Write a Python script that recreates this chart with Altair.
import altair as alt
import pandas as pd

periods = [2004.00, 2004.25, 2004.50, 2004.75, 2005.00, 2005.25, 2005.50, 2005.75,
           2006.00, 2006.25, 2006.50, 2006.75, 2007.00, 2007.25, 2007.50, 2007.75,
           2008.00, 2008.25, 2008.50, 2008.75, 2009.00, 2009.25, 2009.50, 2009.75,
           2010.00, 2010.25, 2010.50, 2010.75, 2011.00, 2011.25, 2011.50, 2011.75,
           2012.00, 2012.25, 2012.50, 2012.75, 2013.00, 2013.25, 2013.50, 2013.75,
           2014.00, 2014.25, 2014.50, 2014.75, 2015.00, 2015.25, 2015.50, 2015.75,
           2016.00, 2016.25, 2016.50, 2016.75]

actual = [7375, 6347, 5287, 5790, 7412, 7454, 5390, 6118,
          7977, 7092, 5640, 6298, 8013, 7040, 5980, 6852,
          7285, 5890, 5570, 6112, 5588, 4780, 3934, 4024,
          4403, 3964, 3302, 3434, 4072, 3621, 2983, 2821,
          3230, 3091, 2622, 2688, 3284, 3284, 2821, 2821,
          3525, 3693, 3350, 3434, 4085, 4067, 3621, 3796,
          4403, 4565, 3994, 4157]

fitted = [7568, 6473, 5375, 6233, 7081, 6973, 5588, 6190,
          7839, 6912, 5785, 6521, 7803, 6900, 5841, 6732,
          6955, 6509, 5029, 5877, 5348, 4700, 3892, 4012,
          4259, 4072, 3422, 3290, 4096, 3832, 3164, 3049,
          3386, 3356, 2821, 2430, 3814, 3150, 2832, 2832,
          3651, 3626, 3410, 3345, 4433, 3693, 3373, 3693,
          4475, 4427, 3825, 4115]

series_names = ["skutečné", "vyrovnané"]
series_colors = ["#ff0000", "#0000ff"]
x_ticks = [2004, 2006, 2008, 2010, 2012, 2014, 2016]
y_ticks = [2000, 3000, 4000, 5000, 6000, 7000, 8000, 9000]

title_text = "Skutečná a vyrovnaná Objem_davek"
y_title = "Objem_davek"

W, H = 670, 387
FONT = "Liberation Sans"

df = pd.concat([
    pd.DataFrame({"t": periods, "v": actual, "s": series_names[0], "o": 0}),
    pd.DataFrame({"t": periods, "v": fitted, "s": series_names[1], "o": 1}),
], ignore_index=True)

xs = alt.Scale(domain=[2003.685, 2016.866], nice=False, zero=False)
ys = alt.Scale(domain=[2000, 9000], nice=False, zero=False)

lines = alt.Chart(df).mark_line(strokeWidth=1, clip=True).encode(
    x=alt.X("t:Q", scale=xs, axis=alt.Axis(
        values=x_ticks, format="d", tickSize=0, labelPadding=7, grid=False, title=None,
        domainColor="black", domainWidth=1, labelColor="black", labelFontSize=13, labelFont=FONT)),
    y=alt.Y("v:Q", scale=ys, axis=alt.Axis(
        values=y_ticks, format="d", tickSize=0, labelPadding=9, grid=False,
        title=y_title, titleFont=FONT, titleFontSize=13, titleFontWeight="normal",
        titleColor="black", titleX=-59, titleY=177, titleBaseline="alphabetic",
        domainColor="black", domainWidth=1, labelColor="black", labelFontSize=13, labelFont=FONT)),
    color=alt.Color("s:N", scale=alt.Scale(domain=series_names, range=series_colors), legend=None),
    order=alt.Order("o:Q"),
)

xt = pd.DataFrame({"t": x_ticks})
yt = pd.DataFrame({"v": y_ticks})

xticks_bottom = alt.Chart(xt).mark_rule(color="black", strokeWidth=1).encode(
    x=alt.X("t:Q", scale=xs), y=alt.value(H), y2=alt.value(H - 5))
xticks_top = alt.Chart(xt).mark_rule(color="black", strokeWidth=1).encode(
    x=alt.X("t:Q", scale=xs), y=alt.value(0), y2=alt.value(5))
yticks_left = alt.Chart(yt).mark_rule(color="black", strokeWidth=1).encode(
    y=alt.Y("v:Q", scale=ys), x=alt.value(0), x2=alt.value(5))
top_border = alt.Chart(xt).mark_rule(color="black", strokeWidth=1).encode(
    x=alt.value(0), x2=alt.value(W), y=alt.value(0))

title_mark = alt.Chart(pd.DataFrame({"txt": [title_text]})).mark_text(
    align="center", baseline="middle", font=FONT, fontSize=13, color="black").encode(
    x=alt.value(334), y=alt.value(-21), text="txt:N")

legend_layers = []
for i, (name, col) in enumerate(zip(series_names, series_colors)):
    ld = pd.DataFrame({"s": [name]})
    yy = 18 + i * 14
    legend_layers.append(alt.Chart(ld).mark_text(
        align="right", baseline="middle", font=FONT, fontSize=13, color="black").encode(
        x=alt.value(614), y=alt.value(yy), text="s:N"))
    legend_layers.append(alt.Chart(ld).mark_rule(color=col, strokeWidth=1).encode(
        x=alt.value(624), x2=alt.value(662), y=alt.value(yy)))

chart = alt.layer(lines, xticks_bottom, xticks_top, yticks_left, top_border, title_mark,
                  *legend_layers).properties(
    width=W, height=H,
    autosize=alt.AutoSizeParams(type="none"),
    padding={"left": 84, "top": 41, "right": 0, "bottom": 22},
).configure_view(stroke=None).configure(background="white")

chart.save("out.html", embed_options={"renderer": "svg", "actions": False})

════════

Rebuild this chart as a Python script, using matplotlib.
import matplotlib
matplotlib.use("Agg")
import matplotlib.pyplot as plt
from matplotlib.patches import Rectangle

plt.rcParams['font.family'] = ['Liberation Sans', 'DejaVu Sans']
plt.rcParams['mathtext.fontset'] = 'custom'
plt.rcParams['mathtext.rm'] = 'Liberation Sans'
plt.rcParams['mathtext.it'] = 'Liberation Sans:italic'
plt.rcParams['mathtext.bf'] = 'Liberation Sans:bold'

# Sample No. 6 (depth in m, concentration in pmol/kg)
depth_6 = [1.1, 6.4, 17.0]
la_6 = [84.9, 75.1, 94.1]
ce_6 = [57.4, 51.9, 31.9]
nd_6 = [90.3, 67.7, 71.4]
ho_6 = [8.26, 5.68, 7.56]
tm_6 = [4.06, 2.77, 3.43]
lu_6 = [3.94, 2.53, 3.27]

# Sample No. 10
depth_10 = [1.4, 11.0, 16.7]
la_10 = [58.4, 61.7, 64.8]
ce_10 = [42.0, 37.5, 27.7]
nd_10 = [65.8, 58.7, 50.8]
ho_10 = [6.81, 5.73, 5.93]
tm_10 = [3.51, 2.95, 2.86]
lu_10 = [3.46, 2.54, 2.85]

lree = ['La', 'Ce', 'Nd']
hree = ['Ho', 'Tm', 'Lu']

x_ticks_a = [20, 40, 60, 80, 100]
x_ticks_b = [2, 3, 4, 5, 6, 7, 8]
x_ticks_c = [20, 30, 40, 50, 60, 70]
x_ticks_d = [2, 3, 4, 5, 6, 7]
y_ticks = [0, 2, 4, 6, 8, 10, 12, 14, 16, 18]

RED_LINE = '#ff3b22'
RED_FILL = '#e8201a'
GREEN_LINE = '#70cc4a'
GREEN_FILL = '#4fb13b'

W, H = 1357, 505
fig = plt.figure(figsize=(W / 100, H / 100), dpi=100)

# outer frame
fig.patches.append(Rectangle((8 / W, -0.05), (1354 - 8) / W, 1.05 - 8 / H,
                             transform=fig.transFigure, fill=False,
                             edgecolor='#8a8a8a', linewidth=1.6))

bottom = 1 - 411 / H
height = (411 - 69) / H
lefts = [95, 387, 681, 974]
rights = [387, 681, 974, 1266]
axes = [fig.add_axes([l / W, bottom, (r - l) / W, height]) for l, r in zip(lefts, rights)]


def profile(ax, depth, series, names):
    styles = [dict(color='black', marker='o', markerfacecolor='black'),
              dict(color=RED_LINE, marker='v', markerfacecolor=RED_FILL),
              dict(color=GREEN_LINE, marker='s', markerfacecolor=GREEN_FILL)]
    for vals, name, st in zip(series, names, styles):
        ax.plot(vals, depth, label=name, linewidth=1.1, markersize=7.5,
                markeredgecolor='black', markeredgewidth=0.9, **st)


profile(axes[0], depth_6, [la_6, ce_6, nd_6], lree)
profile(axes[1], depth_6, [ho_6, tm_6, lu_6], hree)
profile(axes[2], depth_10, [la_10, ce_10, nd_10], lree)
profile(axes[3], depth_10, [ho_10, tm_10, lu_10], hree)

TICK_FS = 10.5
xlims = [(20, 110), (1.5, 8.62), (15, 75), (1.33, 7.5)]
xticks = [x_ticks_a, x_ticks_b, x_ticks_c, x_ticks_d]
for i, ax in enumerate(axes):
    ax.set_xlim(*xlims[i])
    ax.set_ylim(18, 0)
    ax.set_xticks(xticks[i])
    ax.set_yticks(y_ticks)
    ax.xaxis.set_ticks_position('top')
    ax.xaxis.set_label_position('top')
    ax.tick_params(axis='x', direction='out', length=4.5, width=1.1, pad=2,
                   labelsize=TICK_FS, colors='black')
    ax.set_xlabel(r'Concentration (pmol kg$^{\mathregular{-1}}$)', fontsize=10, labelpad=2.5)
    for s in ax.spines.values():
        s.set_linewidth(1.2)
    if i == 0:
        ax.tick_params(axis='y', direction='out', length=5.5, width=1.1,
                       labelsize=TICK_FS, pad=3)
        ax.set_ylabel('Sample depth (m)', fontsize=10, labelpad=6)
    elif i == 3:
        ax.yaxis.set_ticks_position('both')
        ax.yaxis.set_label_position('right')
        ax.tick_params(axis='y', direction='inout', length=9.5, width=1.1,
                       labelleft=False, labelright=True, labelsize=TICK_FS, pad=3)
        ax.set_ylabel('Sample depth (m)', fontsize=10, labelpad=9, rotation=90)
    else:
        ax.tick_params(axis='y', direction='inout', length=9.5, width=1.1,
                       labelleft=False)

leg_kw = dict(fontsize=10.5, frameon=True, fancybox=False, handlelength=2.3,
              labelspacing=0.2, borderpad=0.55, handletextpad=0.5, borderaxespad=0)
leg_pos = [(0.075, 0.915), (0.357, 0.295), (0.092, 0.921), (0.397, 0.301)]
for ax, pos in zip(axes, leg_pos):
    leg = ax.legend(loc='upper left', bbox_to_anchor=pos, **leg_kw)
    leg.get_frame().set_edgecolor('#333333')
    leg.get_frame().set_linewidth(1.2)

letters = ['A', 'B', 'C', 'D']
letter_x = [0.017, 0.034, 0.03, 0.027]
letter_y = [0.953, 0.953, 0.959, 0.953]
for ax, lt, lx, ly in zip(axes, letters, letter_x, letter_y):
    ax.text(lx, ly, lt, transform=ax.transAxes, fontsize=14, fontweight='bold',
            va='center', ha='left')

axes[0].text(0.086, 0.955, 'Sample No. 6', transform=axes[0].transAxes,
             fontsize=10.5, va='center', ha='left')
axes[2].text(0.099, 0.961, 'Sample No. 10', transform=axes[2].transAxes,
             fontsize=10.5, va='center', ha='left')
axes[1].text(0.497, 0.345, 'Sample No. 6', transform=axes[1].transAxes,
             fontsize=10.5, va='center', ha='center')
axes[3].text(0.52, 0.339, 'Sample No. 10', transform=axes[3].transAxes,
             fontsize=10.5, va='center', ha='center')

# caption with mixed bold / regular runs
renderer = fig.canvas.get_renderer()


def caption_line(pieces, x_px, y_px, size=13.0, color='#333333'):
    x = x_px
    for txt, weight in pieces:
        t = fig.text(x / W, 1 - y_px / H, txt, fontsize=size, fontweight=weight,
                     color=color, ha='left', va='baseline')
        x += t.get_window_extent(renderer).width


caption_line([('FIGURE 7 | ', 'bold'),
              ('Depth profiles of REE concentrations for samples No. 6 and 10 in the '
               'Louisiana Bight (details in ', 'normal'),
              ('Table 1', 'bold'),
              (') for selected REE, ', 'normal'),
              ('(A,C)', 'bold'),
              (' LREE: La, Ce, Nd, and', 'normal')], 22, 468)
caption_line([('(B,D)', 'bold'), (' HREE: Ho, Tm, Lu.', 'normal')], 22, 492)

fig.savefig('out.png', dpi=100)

════════

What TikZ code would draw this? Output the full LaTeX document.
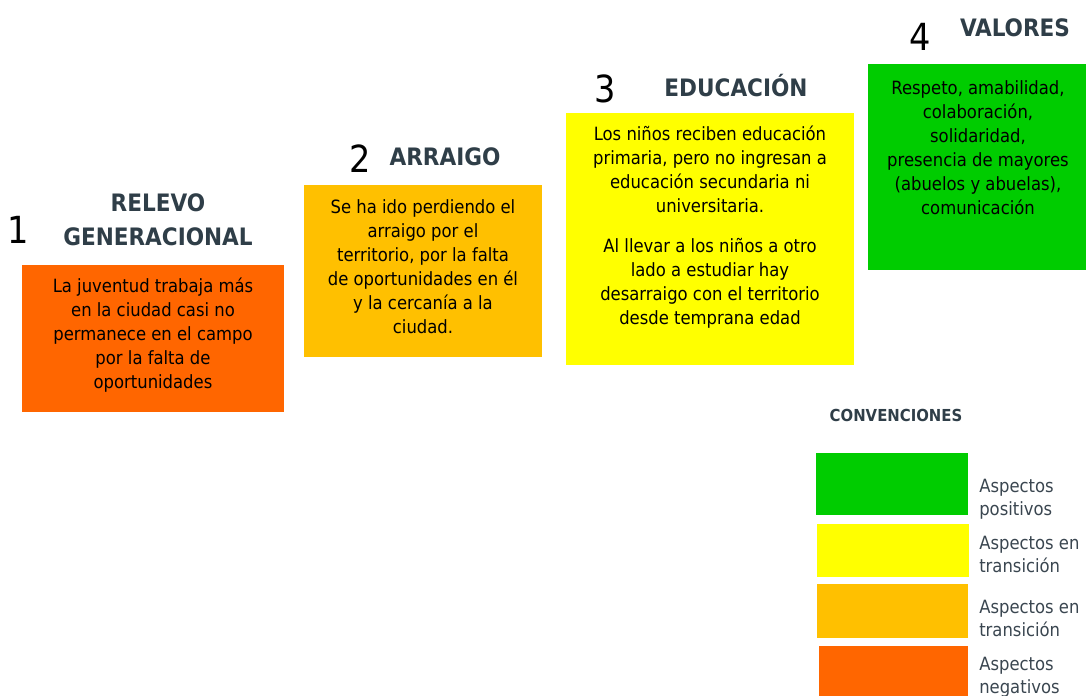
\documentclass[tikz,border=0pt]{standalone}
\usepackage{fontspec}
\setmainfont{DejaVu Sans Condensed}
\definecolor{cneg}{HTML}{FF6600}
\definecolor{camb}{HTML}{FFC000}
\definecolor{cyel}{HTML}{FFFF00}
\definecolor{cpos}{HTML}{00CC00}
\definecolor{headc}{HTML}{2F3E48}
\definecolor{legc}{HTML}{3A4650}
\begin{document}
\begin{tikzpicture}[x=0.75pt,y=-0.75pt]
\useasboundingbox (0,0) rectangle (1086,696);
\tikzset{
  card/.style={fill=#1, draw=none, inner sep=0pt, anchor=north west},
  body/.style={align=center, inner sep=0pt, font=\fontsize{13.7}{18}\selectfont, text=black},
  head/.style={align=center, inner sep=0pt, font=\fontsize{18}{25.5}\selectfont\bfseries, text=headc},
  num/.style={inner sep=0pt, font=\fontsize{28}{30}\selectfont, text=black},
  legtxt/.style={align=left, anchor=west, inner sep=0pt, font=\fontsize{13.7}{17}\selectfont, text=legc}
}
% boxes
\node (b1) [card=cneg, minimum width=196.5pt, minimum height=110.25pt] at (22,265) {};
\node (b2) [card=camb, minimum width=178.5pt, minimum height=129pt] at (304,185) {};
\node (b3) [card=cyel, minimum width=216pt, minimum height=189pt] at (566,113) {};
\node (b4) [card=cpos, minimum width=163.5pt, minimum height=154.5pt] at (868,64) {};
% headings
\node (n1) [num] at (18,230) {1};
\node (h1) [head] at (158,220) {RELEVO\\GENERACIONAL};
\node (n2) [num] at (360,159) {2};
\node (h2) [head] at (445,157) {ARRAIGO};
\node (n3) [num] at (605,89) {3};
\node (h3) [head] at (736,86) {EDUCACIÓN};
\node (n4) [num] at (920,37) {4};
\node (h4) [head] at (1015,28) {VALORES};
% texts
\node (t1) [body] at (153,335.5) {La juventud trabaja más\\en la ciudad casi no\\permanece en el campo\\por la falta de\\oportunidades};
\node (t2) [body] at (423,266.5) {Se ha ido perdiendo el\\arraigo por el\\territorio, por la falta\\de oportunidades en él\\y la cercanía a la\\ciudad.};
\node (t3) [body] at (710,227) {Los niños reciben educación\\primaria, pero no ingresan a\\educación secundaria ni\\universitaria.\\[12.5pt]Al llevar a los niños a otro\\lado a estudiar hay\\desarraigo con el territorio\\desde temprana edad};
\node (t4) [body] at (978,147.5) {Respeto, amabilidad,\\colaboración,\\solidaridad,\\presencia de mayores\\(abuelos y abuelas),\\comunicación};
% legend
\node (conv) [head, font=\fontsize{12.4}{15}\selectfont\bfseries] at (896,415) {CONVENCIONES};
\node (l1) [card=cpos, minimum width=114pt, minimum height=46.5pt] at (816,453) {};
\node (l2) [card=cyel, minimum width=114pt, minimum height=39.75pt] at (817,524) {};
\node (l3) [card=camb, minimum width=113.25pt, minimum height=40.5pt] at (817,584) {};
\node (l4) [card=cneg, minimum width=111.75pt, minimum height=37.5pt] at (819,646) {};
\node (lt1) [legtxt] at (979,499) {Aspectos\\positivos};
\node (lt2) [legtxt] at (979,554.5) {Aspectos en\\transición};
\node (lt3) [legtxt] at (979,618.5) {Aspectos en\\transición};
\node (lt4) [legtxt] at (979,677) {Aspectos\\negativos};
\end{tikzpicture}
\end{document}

════════

To be done:
Exactly the lines above from the one with "Rebuild this chart" to the one with "from matplotlib.patches import Rectangle", both included, are to be quoted; leave the rest out.

Worked solution:
Rebuild this chart as a Python script, using matplotlib.
import matplotlib
matplotlib.use("Agg")
import matplotlib.pyplot as plt
from matplotlib.patches import Rectangle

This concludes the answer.